«10 сентября. Для достижения заявленных целей специальной военной операции по освобождению Донбасса принято решение перегруппировать российские войска, находящиеся в районах Балаклеи и Изюма для наращивания усилий на Донецком направлении.»
Вспомнил, что уже два дня, как Балаклею с Изюмом отдали противнику, с ненавистью скомкал лист и прошипел в темноту окна, выходящего на чудесный берег реки в сосновом бору, в котором проживал генерал:
— Будь проклят день, когда я подписался на это, — генерал решительно налил в стянутую в осиную талию рюмку пахучего коньяку (французский любил коньяк, а из французских больше всех предпочитал Аркану), опрокинул его в большой мужественный рот, швырнул туда же, как в лохань бездонную, мятый ломтик лимона, дольку шоколада, кусочек форели и побрел в спальню, шаркая флисовыми тапками и проклиная свою генеральскую долю.
Как же не вовремя я уезжаю… Ни обещание сыну вернуться к его дню рождения, ни купленный на оставшиеся деньги билет в Москву не могут успокоить гнетущее ощущение бегства.
Идет третий день сентябрьского отступления, которое официальные лица нашего МО по заведенной традиции сначала игнорировали, затем отрицали, а в дальнейшем вероятно назовут очередной «перегруппировкой». На нашем направлении фронт не сдвинулся, но тем напряженней ожидание прорыва. Ночью капитан написал, что на нашу машину подана повторная заявка на переход. Понятно, что машина нужна капитану сейчас больше, чем когда-либо — эвакуация наших групп может потребоваться в любую минуту. Утром я отпустил машину, а сам взял такси и так добрался до границы. На переходе, через который месяц назад я заходил на Украину, был около семи утра, обогнал растянувшуюся километра на полтора очередь из гражданский машин с украинскими номерами, которые направлялись в Россию, и подошел на паспортный контроль для пешеходов. На переходе начался пересменок. Из кабинки со стопкой бумаги и чашкой кофе вышел заспанный пограничник с помятым лицом и, споткнувшись о мой рюкзак и окинув меня взглядом недобрым, приказал кому-то проверить мою поклажу особенно тщательно.

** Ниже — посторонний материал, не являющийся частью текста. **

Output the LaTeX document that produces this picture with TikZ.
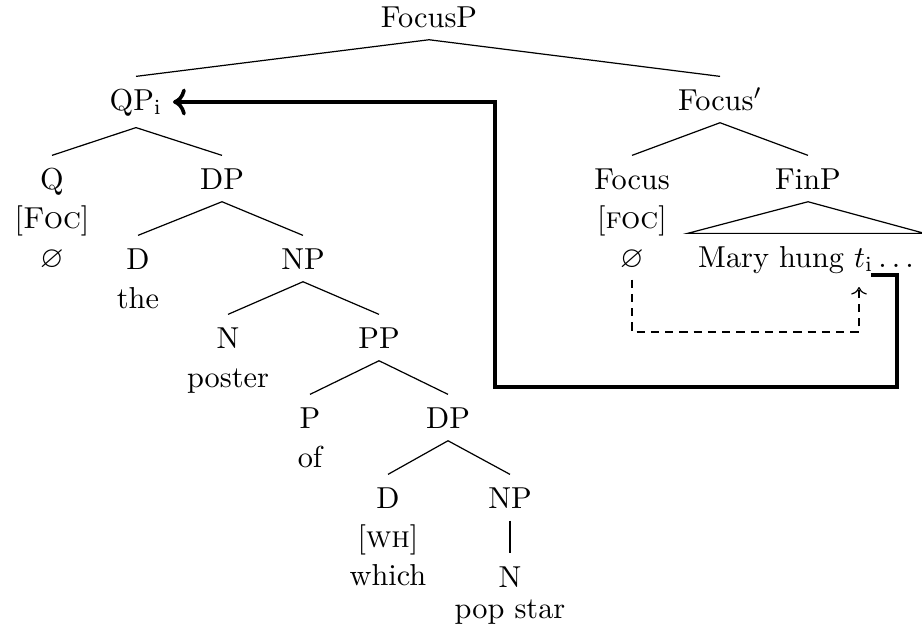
\documentclass[tikz,border=0pt]{standalone}
\usepackage{amssymb}
\usetikzlibrary{arrows.meta}
\begin{document}
\begin{tikzpicture}[x=0.33pt,y=-0.33pt,
  lab/.style={anchor=base, inner xsep=3.33pt, inner ysep=4pt, text height=6.9pt, text depth=0pt},
  sub/.style={anchor=base, inner sep=0pt},
  branch/.style={line width=0.4pt},
  move/.style={line width=1.2pt, -{To}},
  agree/.style={line width=0.4pt, dash pattern=on 2.7pt off 2pt, -{To}}]
\useasboundingbox (0,0) rectangle (922,635);
% level 0/1
\node[lab] (focusp) at (429,27) {FocusP};
\node[lab, text depth=1.6pt] (qp) at (136,110) {QP$_\mathrm{i}$};
\node[lab] (focusbar) at (720,110) {Focus$'$};
% level 2
\node[lab] (q) at (52,189) {Q};
\node[sub] (qfeat) at (52,228) {[\textsc{Foc}]};
\node[sub] (qnull) at (52,267) {$\varnothing$};
\node[lab] (dp1) at (222,189) {DP};
\node[lab] (focus) at (632,189) {Focus};
\node[sub] (focfeat) at (632,228) {[\textsc{foc}]};
\node[lab] (focnull) at (632,267) {$\varnothing$};
\node[lab] (finp) at (808,189) {FinP};
\node[lab] (mary) at (806,267) {Mary hung $t_\mathrm{i}\ldots$};
% level 3
\node[lab] (d1) at (138,269) {D};
\node[sub] (the) at (138,308) {the};
\node[lab] (np1) at (303,269) {NP};
% level 4
\node[lab] (n1) at (228,348) {N};
\node[sub] (poster) at (228,387) {poster};
\node[lab] (pp) at (379,348) {PP};
% level 5
\node[lab] (p) at (310,428) {P};
\node[sub] (of) at (310,467) {of};
\node[lab] (dp2) at (448,428) {DP};
% level 6
\node[lab] (d2) at (388,508) {D};
\node[sub] (whfeat) at (388,547) {[\textsc{wh}]};
\node[sub] (which) at (388,585) {which};
\node[lab] (np2) at (510,508) {NP};
% level 7
\node[lab] (n2) at (510,587) {N};
\node[sub] (popstar) at (510,618) {pop star};
% branches
\draw[branch] (focusp.south) -- (qp.north);
\draw[branch] (focusp.south) -- (focusbar.north);
\draw[branch] (qp.south) -- (q.north);
\draw[branch] (qp.south) -- (dp1.north);
\draw[branch] (focusbar.south) -- (focus.north);
\draw[branch] (focusbar.south) -- (finp.north);
\draw[branch] (finp.south) -- (mary.north west) -- (mary.north east) -- cycle;
\draw[branch] (dp1.south) -- (d1.north);
\draw[branch] (dp1.south) -- (np1.north);
\draw[branch] (np1.south) -- (n1.north);
\draw[branch] (np1.south) -- (pp.north);
\draw[branch] (pp.south) -- (p.north);
\draw[branch] (pp.south) -- (dp2.north);
\draw[branch] (dp2.south) -- (d2.north);
\draw[branch] (dp2.south) -- (np2.north);
\draw[branch] (np2.south) -- (n2.north);
% movement arrows
\coordinate (tstart) at (871,275);
\coordinate (mvcornerR) at (897,387);
\coordinate (mvcornerL) at (495,387);
\draw[move] (tstart) -| (mvcornerR) -- (mvcornerL) |- (qp.east);
\coordinate (agcorner) at (859,332);
\coordinate (agend) at (859,287);
\draw[agree] (focnull.south) |- (agcorner) -- (agend);
\end{tikzpicture}
\end{document}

Время подошло к половине восьмого. Жиденький туман стоял на переходе. Комната с желтыми стенами. Вдоль стены мимо мышеловки лениво прошла мышь, зашла за стенку стола и пропала. На столе разложены бронежилет, каска, оба ножа, спальный мешок, пенка и нестиранное белье, сложенное валиками. На столе напротив выпотрошенный медицинский подсумок (его содержимое в сторонке), сухое горючее, офицерская линейка, циркуль, транспортир, укрывной тент и два румяных яблока. Из комнаты вышли плотная женщина в пограничной форме, худой маленький с ежиком на голове и еще один старший и самый высокий с погонами майора, двойным подбородком и недовольным лицом, как у министра иностранных дел. Я стоял посреди комнаты и вдевал ремень в шлевки штанов, когда двойной подбородок вернулся.
— Так вы не военный?
Из-за стола с любопытством выглянула мышь.
— Нет, к сожалению.
— Печально, печально.
Подбородок окинул мои вещи недоверчивым взглядом.
— Добровольцем, говорите?…
Один его глаз посмотрел на меня подозрительно, а другой проткнул мой бронежилет, оценивая класс бронеплит и дизайн противоосколочного фартука. За дверью собрался оперативный отдел. Подбородок печально по-детски оттопырил губы, глядя на бронежилет, а в глазах его заиграли странные огоньки.
— Даже не знаю, как тут быть.
Мышь покачала головой, улыбнулась. Грустно. А подбородок продолжал. Он повторил, что не знает, что со мной делать, что на средства бронезащиты должны быть документы, что моя история звучит крайне (он сделал ударение на этом слове) неправдоподобно и что ему нужно посоветоваться. Мы с мышью переглянулись. Она вздохнула и медленно побрела вдоль стены вон из комнаты. А я остался. Тут в комнату вошел человек с живыми умными глазками и погонами подполковника. Он коротко расспросил меня, как долго и на каком участке фронта я находился, задал несколько вопросов о машине, которую мы передали в подразделение капитана, на прощанье метнул в сторону подбородка короткий недобрый взгляд и через пять минут меня отпустили.
— Здоровеньки булы, — ядовито произнес таксист, оценивая размеры моего рюкзака, и назвал сумасшедшую цену. Вместе со мной в машину сели две украинские женщины и мы доехали до вокзала в Таганроге. Оттуда на электричке я добрался до Ростова на Дону и пересел на поезд до Москвы.